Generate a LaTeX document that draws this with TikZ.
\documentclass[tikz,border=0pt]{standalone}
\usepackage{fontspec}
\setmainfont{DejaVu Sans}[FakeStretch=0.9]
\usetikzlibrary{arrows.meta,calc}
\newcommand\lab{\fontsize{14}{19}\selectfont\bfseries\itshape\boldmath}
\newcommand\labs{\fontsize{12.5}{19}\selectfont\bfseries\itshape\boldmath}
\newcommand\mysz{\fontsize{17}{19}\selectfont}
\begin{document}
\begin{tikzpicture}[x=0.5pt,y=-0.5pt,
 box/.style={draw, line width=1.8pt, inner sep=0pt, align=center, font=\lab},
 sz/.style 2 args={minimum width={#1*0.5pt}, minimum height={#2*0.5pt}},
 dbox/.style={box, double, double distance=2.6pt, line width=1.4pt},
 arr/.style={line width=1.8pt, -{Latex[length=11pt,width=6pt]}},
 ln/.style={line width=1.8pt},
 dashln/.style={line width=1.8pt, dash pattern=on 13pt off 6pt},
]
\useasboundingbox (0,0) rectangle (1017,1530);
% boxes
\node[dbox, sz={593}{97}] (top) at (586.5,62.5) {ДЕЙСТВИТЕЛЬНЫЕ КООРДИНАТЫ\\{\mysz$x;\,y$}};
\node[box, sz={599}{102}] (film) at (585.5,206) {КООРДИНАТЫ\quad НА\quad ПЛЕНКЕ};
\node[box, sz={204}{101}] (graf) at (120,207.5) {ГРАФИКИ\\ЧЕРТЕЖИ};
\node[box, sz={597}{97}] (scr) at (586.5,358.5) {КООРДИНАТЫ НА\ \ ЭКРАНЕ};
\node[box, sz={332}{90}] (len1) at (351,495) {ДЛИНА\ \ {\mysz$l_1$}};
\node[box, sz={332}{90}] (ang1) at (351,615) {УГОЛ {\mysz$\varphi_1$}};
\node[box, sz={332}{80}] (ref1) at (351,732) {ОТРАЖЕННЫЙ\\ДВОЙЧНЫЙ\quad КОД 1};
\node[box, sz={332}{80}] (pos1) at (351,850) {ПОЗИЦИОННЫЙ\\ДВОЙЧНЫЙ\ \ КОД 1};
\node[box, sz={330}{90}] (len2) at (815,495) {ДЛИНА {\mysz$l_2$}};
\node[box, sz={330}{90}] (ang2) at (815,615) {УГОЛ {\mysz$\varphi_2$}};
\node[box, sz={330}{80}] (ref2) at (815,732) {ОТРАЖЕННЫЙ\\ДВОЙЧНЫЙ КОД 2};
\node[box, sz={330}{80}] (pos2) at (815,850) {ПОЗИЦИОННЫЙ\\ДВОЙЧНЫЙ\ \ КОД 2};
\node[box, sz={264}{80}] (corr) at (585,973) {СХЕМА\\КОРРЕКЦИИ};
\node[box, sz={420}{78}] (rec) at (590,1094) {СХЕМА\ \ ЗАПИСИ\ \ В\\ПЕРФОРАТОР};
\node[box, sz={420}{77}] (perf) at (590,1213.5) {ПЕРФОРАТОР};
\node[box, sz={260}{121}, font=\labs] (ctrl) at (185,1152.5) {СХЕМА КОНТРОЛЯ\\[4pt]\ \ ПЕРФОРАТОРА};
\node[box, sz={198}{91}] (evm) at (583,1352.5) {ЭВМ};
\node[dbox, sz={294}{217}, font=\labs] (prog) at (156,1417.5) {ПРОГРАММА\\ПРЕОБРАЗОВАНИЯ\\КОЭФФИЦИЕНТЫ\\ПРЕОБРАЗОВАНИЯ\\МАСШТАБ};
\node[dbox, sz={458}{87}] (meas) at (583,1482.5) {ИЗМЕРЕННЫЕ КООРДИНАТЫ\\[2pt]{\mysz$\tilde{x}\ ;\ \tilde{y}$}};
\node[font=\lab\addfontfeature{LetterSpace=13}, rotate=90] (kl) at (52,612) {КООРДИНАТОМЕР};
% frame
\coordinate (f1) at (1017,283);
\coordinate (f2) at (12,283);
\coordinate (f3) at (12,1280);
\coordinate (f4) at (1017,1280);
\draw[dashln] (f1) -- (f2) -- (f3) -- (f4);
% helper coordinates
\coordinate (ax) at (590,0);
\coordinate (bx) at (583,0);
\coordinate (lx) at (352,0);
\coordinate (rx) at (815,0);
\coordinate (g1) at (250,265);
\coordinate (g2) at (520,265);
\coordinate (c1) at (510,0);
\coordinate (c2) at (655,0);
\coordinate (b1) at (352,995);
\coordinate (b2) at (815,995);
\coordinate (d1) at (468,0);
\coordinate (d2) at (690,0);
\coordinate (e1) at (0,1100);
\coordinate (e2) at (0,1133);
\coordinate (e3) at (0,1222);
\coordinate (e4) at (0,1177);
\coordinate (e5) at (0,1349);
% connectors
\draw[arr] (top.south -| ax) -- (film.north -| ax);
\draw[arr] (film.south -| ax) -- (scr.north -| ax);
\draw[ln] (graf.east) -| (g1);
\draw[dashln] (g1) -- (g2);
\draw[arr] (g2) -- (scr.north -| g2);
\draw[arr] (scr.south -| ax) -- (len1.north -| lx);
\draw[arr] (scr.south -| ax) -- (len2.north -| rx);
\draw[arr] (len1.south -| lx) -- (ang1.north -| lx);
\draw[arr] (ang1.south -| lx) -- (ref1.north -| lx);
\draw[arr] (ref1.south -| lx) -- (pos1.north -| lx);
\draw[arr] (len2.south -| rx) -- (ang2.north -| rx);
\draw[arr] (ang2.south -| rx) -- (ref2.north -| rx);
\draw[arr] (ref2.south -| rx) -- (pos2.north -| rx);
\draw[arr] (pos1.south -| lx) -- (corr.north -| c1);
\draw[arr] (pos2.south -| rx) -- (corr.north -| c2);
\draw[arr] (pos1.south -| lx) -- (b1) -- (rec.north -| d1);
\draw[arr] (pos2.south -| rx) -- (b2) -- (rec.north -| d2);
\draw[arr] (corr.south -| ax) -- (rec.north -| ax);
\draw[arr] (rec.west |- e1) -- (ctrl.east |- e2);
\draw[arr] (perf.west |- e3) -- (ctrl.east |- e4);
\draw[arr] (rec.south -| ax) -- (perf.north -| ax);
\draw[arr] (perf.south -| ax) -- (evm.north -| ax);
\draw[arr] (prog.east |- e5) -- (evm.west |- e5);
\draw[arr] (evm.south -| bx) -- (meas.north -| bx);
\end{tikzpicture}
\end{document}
—————
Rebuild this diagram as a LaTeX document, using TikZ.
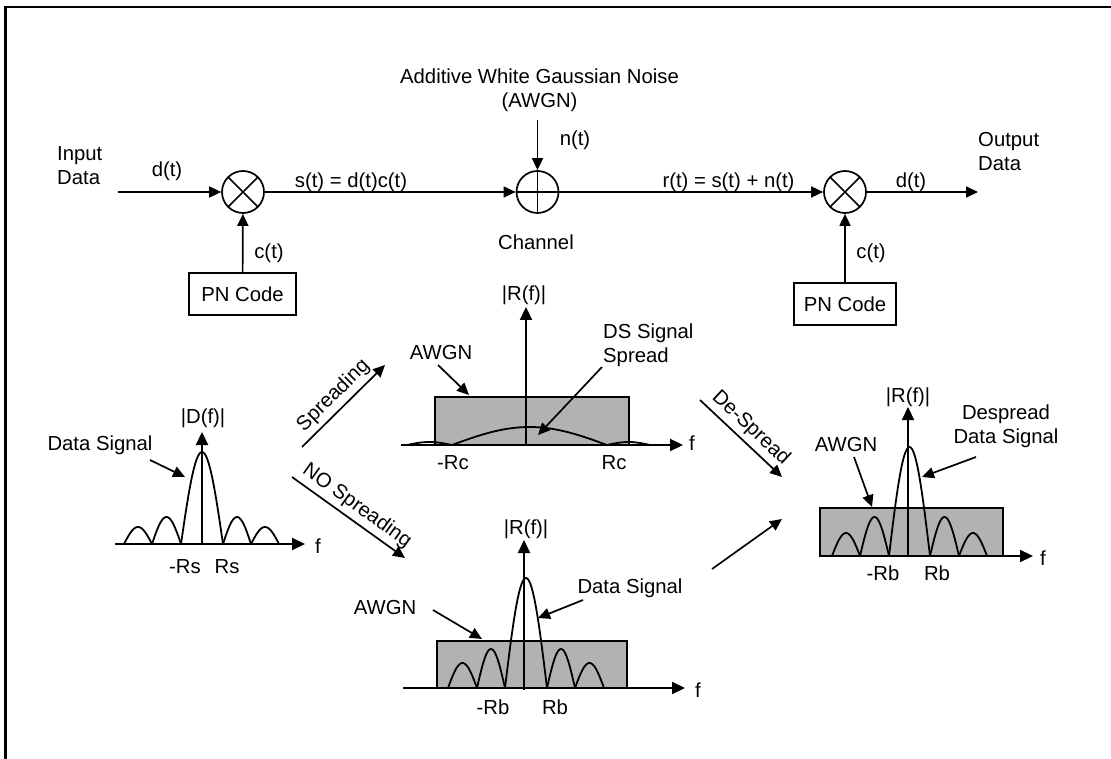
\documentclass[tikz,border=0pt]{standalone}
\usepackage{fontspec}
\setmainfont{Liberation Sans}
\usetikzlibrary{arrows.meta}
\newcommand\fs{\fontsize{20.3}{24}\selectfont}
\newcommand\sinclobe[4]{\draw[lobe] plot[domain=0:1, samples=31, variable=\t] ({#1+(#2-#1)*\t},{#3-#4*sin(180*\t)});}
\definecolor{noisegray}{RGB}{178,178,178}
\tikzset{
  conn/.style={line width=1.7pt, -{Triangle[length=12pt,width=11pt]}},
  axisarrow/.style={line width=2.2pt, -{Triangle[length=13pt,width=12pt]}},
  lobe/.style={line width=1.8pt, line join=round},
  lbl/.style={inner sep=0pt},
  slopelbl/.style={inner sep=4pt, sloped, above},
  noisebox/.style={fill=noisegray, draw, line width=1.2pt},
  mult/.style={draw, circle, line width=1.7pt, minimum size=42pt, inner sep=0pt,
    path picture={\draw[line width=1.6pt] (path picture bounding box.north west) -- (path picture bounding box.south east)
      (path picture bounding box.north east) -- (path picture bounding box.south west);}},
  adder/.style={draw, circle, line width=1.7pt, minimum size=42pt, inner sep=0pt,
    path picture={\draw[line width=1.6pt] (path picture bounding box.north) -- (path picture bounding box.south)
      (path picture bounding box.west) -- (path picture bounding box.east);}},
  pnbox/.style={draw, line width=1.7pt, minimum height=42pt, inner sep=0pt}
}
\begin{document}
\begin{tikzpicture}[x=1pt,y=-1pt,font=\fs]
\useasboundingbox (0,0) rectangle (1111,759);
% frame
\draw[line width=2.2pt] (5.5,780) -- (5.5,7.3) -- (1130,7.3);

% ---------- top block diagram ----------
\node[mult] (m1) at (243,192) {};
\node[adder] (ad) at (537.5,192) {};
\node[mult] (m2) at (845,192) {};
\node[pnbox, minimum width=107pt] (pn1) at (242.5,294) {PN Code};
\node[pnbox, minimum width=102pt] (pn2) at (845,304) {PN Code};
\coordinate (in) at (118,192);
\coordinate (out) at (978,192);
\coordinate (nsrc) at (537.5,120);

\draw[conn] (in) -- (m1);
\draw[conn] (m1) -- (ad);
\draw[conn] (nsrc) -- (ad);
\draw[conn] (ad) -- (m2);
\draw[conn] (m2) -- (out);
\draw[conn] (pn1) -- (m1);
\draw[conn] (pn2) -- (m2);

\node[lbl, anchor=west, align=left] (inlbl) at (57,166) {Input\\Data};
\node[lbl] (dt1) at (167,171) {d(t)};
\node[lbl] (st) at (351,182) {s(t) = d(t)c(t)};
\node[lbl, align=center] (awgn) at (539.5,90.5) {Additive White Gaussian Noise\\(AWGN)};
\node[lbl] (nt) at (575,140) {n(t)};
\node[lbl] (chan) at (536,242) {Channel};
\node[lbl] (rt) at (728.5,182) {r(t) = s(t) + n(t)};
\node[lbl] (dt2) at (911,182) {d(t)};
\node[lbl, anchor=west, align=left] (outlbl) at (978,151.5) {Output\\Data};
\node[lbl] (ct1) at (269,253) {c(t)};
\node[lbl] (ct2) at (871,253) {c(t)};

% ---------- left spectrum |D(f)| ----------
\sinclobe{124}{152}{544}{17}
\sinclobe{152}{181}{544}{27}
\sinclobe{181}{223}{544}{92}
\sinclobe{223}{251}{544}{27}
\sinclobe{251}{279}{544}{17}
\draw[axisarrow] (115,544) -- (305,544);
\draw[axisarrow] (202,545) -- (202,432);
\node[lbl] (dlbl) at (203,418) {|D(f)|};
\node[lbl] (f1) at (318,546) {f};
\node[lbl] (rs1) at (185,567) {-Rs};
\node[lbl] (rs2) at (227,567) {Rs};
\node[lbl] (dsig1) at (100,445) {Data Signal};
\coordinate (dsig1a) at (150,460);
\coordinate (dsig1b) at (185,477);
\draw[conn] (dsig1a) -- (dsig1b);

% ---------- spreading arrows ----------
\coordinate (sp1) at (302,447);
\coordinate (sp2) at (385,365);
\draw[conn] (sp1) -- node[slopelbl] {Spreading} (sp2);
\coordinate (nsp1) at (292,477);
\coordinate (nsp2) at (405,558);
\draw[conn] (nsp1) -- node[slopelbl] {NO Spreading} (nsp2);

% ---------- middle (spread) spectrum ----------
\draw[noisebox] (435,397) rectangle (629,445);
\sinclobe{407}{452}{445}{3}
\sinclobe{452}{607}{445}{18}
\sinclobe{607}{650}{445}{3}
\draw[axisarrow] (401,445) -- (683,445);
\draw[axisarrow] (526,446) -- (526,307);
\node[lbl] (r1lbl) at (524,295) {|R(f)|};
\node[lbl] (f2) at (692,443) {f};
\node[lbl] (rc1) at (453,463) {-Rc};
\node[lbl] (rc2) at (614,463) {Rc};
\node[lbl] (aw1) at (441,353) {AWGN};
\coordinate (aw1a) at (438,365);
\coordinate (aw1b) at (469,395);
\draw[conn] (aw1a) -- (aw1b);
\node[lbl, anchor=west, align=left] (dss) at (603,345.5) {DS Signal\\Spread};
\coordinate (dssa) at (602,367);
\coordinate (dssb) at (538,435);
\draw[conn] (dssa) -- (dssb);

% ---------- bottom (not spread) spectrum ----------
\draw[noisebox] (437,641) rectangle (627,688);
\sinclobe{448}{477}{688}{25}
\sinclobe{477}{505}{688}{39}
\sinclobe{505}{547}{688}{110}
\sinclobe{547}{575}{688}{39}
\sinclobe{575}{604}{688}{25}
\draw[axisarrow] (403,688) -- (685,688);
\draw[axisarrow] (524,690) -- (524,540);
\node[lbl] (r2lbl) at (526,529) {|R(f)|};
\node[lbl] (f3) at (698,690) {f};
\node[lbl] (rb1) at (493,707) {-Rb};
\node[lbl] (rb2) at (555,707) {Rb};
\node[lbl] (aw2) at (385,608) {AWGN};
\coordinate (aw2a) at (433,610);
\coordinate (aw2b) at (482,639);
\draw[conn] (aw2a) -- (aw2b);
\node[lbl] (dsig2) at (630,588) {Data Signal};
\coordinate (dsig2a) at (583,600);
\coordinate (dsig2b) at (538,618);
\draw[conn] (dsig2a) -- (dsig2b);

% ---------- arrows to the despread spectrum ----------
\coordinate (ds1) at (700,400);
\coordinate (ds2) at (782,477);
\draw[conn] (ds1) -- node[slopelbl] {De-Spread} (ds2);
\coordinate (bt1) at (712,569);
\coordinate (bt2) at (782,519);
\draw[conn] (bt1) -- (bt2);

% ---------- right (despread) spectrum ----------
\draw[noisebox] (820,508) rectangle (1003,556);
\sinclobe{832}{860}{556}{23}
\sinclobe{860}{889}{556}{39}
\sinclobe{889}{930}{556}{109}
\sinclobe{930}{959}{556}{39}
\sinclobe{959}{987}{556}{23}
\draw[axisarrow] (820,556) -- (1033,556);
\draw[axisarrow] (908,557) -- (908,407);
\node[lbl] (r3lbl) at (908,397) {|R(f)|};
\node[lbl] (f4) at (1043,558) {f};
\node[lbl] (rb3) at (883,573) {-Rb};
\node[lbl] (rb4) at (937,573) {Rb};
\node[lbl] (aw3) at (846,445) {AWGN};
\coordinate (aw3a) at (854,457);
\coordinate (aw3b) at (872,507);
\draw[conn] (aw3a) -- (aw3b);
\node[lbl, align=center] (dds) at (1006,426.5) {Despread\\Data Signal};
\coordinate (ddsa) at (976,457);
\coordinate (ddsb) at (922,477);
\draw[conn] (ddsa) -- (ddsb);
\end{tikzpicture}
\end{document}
—————
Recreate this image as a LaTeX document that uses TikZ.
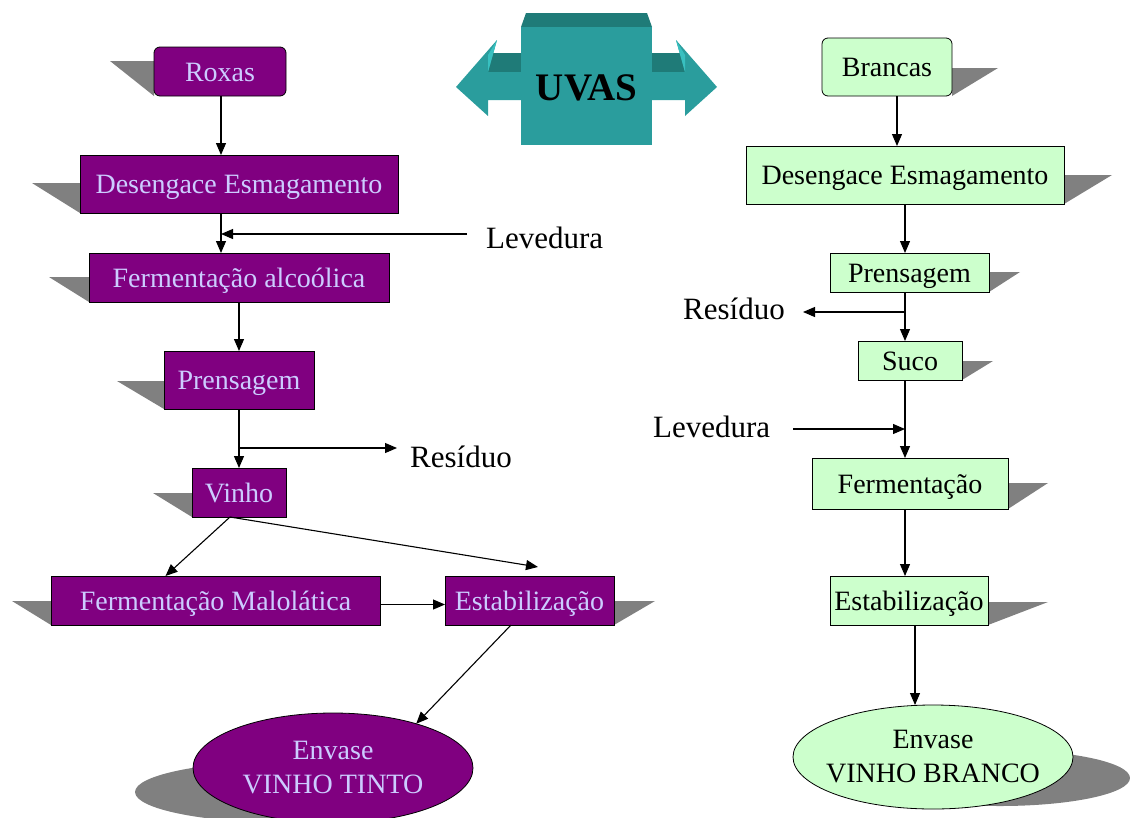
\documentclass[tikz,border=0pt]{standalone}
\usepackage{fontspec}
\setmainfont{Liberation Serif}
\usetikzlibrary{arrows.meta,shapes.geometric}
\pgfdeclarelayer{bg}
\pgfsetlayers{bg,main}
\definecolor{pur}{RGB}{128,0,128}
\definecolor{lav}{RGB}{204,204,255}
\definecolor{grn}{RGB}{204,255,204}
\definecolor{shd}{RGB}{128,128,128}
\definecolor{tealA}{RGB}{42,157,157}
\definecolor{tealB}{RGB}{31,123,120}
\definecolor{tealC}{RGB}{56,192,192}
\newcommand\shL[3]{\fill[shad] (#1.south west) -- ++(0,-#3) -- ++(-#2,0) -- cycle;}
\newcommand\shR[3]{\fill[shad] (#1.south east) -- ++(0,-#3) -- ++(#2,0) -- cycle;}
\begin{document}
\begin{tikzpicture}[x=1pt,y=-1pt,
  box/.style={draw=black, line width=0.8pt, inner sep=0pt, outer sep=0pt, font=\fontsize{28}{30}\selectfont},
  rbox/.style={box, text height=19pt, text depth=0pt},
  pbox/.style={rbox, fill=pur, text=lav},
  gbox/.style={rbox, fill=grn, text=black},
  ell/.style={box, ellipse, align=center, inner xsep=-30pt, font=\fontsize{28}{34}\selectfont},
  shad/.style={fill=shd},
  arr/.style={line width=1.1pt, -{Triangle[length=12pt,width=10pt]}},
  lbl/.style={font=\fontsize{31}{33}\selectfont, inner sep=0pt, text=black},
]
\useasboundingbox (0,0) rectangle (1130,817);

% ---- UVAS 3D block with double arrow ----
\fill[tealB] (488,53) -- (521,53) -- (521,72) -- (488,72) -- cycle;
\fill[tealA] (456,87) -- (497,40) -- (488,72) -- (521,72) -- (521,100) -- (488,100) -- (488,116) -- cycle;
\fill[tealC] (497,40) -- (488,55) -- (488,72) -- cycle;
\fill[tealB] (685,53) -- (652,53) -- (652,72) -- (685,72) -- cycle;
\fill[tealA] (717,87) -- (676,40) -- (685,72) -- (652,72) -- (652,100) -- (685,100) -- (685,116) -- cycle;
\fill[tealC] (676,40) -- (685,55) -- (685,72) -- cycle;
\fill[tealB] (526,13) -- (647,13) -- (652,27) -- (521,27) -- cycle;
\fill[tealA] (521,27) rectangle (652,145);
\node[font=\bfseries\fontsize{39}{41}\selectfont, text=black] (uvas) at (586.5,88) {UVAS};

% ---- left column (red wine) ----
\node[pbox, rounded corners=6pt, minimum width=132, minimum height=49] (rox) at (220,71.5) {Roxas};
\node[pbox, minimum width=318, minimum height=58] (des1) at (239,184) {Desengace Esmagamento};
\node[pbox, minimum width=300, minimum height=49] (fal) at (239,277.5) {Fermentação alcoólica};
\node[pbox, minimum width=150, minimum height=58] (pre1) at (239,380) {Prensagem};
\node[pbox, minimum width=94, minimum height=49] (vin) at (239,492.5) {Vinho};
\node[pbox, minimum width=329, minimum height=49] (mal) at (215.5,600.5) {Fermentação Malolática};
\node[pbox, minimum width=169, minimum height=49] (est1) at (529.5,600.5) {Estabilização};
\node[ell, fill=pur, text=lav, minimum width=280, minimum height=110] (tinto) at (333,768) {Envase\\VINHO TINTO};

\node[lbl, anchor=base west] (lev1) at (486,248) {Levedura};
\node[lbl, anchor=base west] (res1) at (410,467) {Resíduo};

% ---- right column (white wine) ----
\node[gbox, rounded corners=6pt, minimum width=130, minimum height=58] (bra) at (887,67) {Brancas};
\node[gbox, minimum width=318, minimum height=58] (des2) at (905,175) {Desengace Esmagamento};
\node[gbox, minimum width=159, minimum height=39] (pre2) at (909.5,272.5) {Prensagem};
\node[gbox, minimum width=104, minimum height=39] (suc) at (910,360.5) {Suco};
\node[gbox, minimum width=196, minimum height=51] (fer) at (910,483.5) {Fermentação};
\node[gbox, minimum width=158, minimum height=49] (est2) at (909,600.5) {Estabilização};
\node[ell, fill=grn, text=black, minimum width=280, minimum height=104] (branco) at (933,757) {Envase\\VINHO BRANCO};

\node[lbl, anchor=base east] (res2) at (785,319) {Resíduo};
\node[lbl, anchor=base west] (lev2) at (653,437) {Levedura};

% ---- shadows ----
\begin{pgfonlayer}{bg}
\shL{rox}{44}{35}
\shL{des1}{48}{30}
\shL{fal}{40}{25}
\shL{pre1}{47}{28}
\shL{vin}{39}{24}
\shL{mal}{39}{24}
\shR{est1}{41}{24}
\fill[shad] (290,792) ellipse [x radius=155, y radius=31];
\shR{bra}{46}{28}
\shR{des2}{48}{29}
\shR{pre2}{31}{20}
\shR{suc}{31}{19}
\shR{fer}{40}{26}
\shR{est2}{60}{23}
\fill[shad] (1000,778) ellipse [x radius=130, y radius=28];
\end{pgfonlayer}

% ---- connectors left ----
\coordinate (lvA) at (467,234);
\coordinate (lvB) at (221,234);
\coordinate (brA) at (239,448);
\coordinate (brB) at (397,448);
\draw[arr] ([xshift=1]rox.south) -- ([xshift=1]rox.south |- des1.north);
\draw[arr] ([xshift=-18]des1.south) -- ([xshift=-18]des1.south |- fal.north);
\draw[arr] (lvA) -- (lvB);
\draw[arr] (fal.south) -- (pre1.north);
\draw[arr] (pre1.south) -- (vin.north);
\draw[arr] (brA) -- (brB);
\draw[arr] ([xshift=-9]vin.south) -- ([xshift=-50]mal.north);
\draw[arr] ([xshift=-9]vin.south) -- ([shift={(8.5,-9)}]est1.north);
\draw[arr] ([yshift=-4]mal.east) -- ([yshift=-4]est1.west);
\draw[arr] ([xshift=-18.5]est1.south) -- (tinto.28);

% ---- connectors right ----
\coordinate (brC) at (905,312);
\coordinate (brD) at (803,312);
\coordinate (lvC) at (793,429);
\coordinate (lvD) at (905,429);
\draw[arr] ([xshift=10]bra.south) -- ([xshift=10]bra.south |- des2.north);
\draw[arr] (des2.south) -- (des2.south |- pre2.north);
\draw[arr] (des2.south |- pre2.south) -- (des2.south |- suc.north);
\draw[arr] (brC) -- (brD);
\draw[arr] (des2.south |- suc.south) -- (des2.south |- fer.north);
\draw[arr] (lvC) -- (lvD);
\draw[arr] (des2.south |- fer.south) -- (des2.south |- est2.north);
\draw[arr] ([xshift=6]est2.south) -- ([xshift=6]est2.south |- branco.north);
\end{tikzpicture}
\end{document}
—————
→ Brief
Of the lines above, quote exactly those from the one with "Recreate this image" through the one with "(0,0) rectangle (1130,817);", ends included; pictures stay out.

→ Answer to the problem
Recreate this image as a LaTeX document that uses TikZ.
\documentclass[tikz,border=0pt]{standalone}
\usepackage{fontspec}
\setmainfont{Liberation Serif}
\usetikzlibrary{arrows.meta,shapes.geometric}
\pgfdeclarelayer{bg}
\pgfsetlayers{bg,main}
\definecolor{pur}{RGB}{128,0,128}
\definecolor{lav}{RGB}{204,204,255}
\definecolor{grn}{RGB}{204,255,204}
\definecolor{shd}{RGB}{128,128,128}
\definecolor{tealA}{RGB}{42,157,157}
\definecolor{tealB}{RGB}{31,123,120}
\definecolor{tealC}{RGB}{56,192,192}
\newcommand\shL[3]{\fill[shad] (#1.south west) -- ++(0,-#3) -- ++(-#2,0) -- cycle;}
\newcommand\shR[3]{\fill[shad] (#1.south east) -- ++(0,-#3) -- ++(#2,0) -- cycle;}
\begin{document}
\begin{tikzpicture}[x=1pt,y=-1pt,
  box/.style={draw=black, line width=0.8pt, inner sep=0pt, outer sep=0pt, font=\fontsize{28}{30}\selectfont},
  rbox/.style={box, text height=19pt, text depth=0pt},
  pbox/.style={rbox, fill=pur, text=lav},
  gbox/.style={rbox, fill=grn, text=black},
  ell/.style={box, ellipse, align=center, inner xsep=-30pt, font=\fontsize{28}{34}\selectfont},
  shad/.style={fill=shd},
  arr/.style={line width=1.1pt, -{Triangle[length=12pt,width=10pt]}},
  lbl/.style={font=\fontsize{31}{33}\selectfont, inner sep=0pt, text=black},
]
\useasboundingbox (0,0) rectangle (1130,817);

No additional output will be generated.